CONSTITUTIONAL LAW I | Yick Wo vs. Hopkins, 118 US 365 (1886)
Yick Wo vs. Hopkins,
118 US 365 (1886)
FACTS The immigration of Chinese to California began in 1850 at the beginning of the Gold Rush. They soon began to branch out to jobs in agriculture and made up a large group of railroad workers. As the Chinese became more successful, tensions with Americans grew. Californians were wary of the cultural and ethnic differences.[2] The Chinese Exclusion Act of 1882 was the first of many pieces of legislation put into place to keep people from China from entering the United States.[3] The government of California worked to prevent Chinese immigrants from working by requiring certain permits that they could not obtain, and passed legislation to prevent naturalization.[2] Many turned to the laundry business and in San Francisco about 89% of the laundry workers were of Chinese descent.
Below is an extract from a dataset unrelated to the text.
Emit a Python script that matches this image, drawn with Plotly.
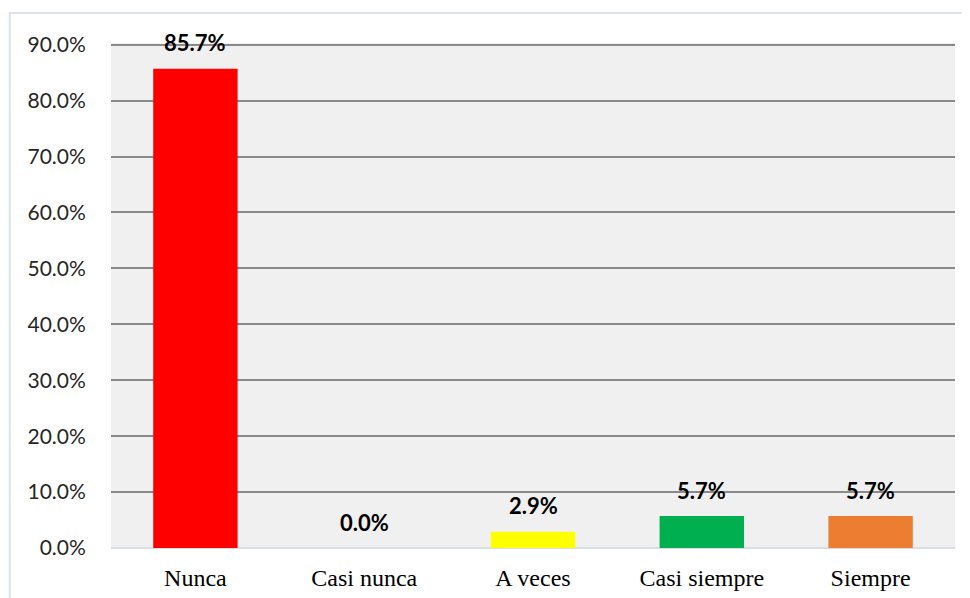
import plotly.graph_objects as go

categories = ["Nunca", "Casi nunca", "A veces", "Casi siempre", "Siempre"]
values = [85.7, 0.0, 2.9, 5.7, 5.7]
colors = ["#ff0000", "#a5a5a5", "#ffff00", "#00b050", "#ed7d31"]
y_ticks = [0, 10, 20, 30, 40, 50, 60, 70, 80, 90]
y_tick_labels = [f"{v:.1f}%" for v in y_ticks]
value_labels = [f"{v:.1f}%" for v in values]

fig = go.Figure()
fig.add_trace(go.Bar(
    x=categories, y=values,
    marker=dict(color=colors, line=dict(width=0)),
    width=0.5, showlegend=False, hoverinfo="skip",
))

for c, v, lab in zip(categories, values, value_labels):
    fig.add_annotation(x=c, y=v, text=f"<b>{lab}</b>", showarrow=False,
                       yshift=26, font=dict(family="Lato", size=22, color="#000000"))

fig.add_shape(type="rect", xref="paper", yref="paper",
              x0=-0.12, x1=1.05, y0=-0.3, y1=1.0594,
              line=dict(color="#dce2ea", width=2), fillcolor="rgba(0,0,0,0)", layer="below")

fig.update_layout(
    width=962, height=590,
    margin=dict(l=103, r=15, t=35, b=50),
    paper_bgcolor="#ffffff", plot_bgcolor="#f0f0f0",
    bargap=0.5,
    xaxis=dict(
        automargin=False,
        showgrid=False, showline=False, zeroline=False,
        ticks="outside", ticklen=8, tickcolor="rgba(0,0,0,0)",
        tickfont=dict(family="Liberation Serif", size=24, color="#000000"),
    ),
    yaxis=dict(
        automargin=False,
        range=[0, 90.3], tickvals=y_ticks, ticktext=y_tick_labels,
        showgrid=True, gridcolor="#8a8a8a", gridwidth=2,
        zeroline=True, zerolinecolor="#d9dee6", zerolinewidth=2,
        showline=False,
        ticks="outside", ticklen=20, tickcolor="rgba(0,0,0,0)",
        tickfont=dict(family="Lato", size=21, color="#262626"),
    ),
)

fig.write_html("out.html")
It was often the only job they could find.
In 1880, the elected officials of the city of San Francisco passed an ordinance making it illegal to operate a laundry in a wooden building without a permit from the Board of Supervisors. The ordinance conferred upon the Board of Supervisors the discretion to grant or withhold the permits. At the time, about 95% of the city's 320 laundries were operated in wooden buildings. Approximately two-thirds of those laundries were owned by Chinese people. Although most of the city's wooden building laundry owners applied for a permit, only one permit was granted of the two hundred applications from any Chinese owner, while virtually all non-Chinese applicants were granted a permit.[4][5] Yick Wo, was a laundry facility owned by Lee Yick. Lee Yick immigrated to California in 1861. After twenty-two years of managing the facility, provisions set out by the San Francisco Board of Supervisors said that he could not continue to run it in a wooden building.[1] He continued to operate his laundry and was convicted and fined ten dollars for violating the ordinance. He sued for a writ of habeas corpus after he was imprisoned in default for having refused to pay the fine. Whether or not the law violates the equal protection clause of the federal Constitution. (YES)
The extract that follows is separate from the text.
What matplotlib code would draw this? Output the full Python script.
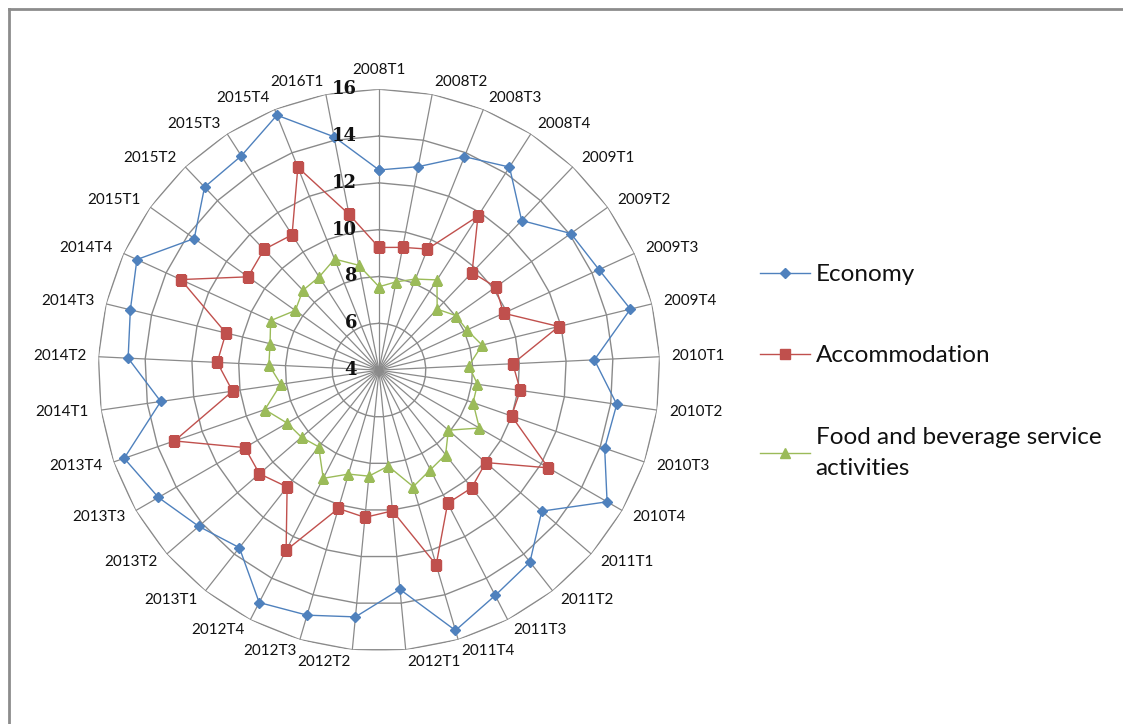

HELD The court held that a law that is race-neutral on its face, but is administered in a prejudicial manner, is an infringement of the Equal Protection Clause in the Fourteenth Amendment to the U.S. Constitution.[1]
In the case at bar, the court ruled that The Court, in a unanimous opinion written by Justice Matthews, found that the administration of the statute in question was discriminatory and that there was therefore no need to even consider whether the ordinance itself was lawful. Even though the Chinese laundry owners were usually not American citizens, the court ruled they were still entitled to equal protection under the Fourteenth Amendment. Justice Matthews also noted that the court had previously ruled that it was acceptable to hold administrators of the law liable when they abused their authority. He denounced the law as an attempt to exclude Chinese from the laundry trade in San Francisco, and the court struck down the law, ordering dismissal of all charges against other laundry owners who had been jailed.[1]